Why was Elizabeth I known as the ‘Virgin Queen’?
When Henry VIII died in 1547, Elizabeth moved in with her stepmother Katherine Parr, Henry VIII’s sixth and final wife. Parr married her second husband Thomas Seymour, the Lord Admiral, who was the brother of Henry VIII’s third and most beloved wife Jane Seymour.
While Elizabeth was living with Parr, Seymour continually pursued the teenage princess. When Katherine died in 1548, Seymour saw his chance to grow his political influence by marrying the young Elizabeth and seizing control of the Crown. Luckily, he was arrested in 1549 and executed for treason.
The scandal that ensued was an early lesson for the future Queen, who learned the importance of safeguarding her sexual reputation and ultimately led to her well-crafted image as the “Virgin Queen.”
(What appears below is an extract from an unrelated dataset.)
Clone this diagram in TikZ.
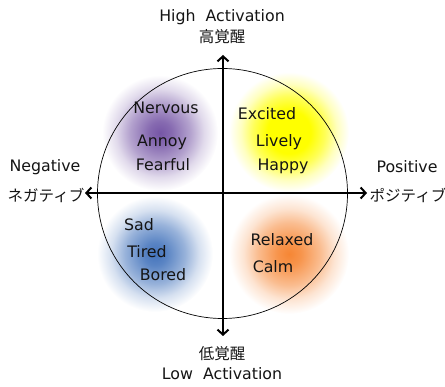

People thought Elizabeth I was a man
During her 45 years as Queen, Elizabeth I continually had to prove her worth as a woman. During a time when men were seen as more intelligent and more powerful than women, many of her enemies devised stories that tried to underwrite her incredible ability to rule.
One of the most outlandish conspiracy theories argued that because of her leadership abilities, intelligence, and extensive knowledge of war, policy, and finance, Elizabeth must have been a man – which has been proven false.